>> BEGIN Information supplied
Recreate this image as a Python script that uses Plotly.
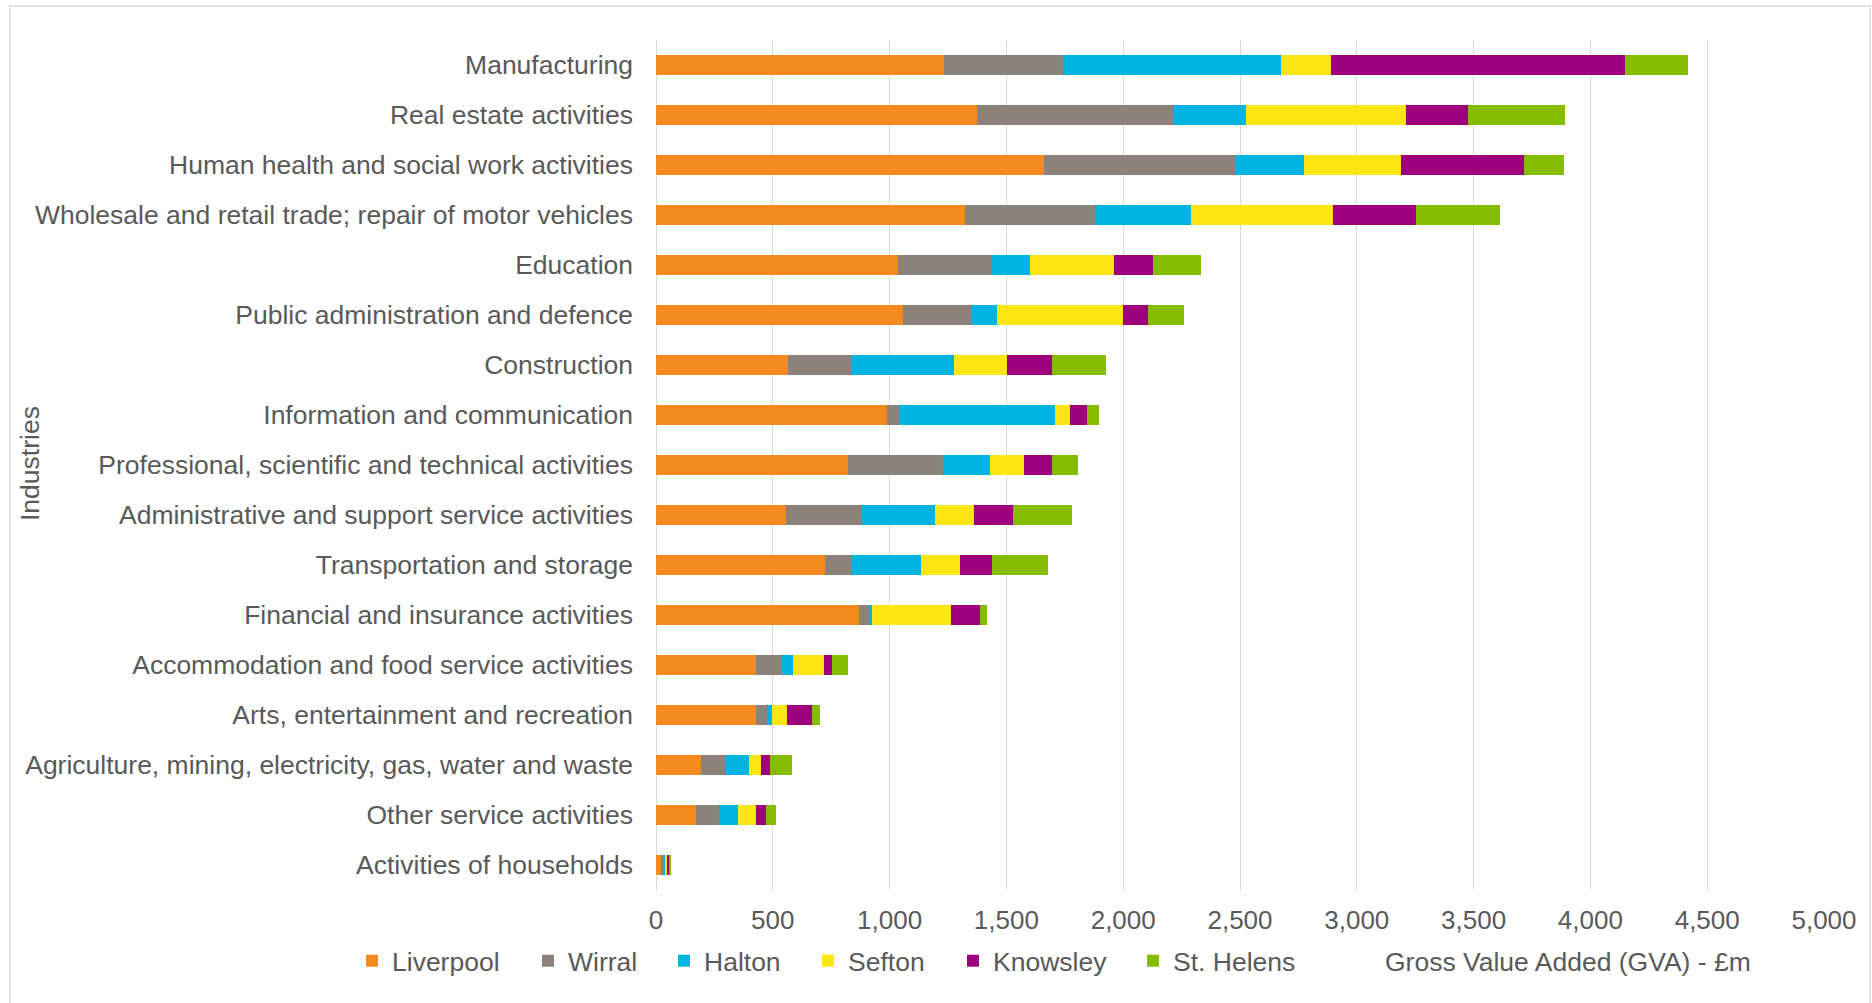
import plotly.graph_objects as go

# Industries, top to bottom
industries = [
    "Manufacturing",
    "Real estate activities",
    "Human health and social work activities",
    "Wholesale and retail trade; repair of motor vehicles",
    "Education",
    "Public administration and defence",
    "Construction",
    "Information and communication",
    "Professional, scientific and technical activities",
    "Administrative and support service activities",
    "Transportation and storage",
    "Financial and insurance activities",
    "Accommodation and food service activities",
    "Arts, entertainment and recreation",
    "Agriculture, mining, electricity, gas, water and waste",
    "Other service activities",
    "Activities of households",
]

# GVA (£m) by local authority, same order as industries
liverpool = [1233, 1374, 1659, 1323, 1038, 1059, 566, 987, 823, 557, 725, 869, 430, 430, 192, 170, 23]
wirral = [508, 839, 821, 557, 400, 289, 267, 54, 407, 325, 114, 41, 109, 45, 103, 99, 6]
halton = [936, 313, 292, 410, 162, 111, 441, 667, 200, 311, 295, 15, 46, 23, 105, 80, 10]
sefton = [212, 685, 418, 610, 362, 539, 228, 64, 147, 168, 166, 336, 135, 61, 49, 81, 10]
knowsley = [1257, 266, 525, 352, 166, 109, 193, 71, 120, 167, 138, 126, 34, 108, 41, 40, 7]
st_helens = [270, 415, 174, 363, 206, 155, 231, 54, 111, 254, 242, 28, 69, 33, 92, 45, 8]

series_names = ["Liverpool", "Wirral", "Halton", "Sefton", "Knowsley", "St. Helens"]
series_values = [liverpool, wirral, halton, sefton, knowsley, st_helens]
series_colors = ["#F58A1F", "#8C8279", "#00B4E1", "#FFE512", "#9E007E", "#86BC00"]

x_ticks = [0, 500, 1000, 1500, 2000, 2500, 3000, 3500, 4000, 4500, 5000]

W, H = 1872, 1003
ML, MR, MT, MB = 656, 48, 40, 113
PW, PH = W - ML - MR, H - MT - MB

FONT = "Liberation Sans, Arial, sans-serif"
TXT = "#595959"
GRID = "#D9D9D9"
FS = 26.5


def px_x(px):
    return (px - ML) / PW


def px_y(py):
    return (H - MB - py) / PH


# legend entry anchor positions (px) for each series
legend_left = [352, 528, 664, 808, 953, 1133]

fig = go.Figure()
for i, (name, vals, col) in enumerate(zip(series_names, series_values, series_colors)):
    lg = "legend" if i == 0 else f"legend{i + 1}"
    fig.add_trace(go.Bar(
        y=industries, x=vals, name=name, orientation="h",
        marker=dict(color=col, line=dict(width=0)),
        legend=lg,
    ))
    fig.update_layout({lg: dict(
        x=px_x(legend_left[i]), xanchor="left",
        y=px_y(961), yanchor="middle",
        orientation="h", bgcolor="rgba(0,0,0,0)", borderwidth=0,
        font=dict(family=FONT, size=FS, color=TXT),
        traceorder="normal",
    )})

fig.update_layout(
    width=W, height=H,
    margin=dict(l=ML, r=MR, t=MT, b=MB, pad=0),
    barmode="stack", bargap=0.6,
    paper_bgcolor="white", plot_bgcolor="white",
    font=dict(family=FONT, size=FS, color=TXT),
    showlegend=True,
    xaxis=dict(
        range=[0, 5000], tickvals=x_ticks, tickformat=",",
        showgrid=True, gridcolor=GRID, gridwidth=1.3,
        zeroline=True, zerolinecolor=GRID, zerolinewidth=1.3,
        showline=False, ticks="", ticklabelstandoff=12,
        tickfont=dict(family=FONT, size=26, color=TXT),
        fixedrange=True,
    ),
    yaxis=dict(
        categoryorder="array", categoryarray=industries, autorange="reversed",
        showgrid=False, zeroline=False, showline=False, ticks="",
        ticklabelstandoff=22,
        tickfont=dict(family=FONT, size=FS, color=TXT),
        fixedrange=True,
    ),
    shapes=[dict(
        type="rect", xref="paper", yref="paper",
        x0=px_x(10), x1=px_x(1870), y0=px_y(6), y1=px_y(1010),
        line=dict(color=GRID, width=1.5), fillcolor="rgba(0,0,0,0)", layer="below",
    )],
    annotations=[
        dict(text="Industries", xref="paper", yref="paper",
             x=px_x(30), y=px_y(464), xanchor="center", yanchor="middle",
             textangle=-90, showarrow=False,
             font=dict(family=FONT, size=FS, color=TXT)),
        dict(text="Gross Value Added (GVA) - £m", xref="paper", yref="paper",
             x=px_x(1568), y=px_y(962), xanchor="center", yanchor="middle",
             showarrow=False,
             font=dict(family=FONT, size=FS, color=TXT)),
    ],
)

fig.write_html("out.html")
>> END Information supplied
**What is required**
From the opening line of the listing above through the line bearing "import plotly.graph_objects as go", repeat each line exactly. Drop every picture.

**Reply to the task**
Recreate this image as a Python script that uses Plotly.
import plotly.graph_objects as go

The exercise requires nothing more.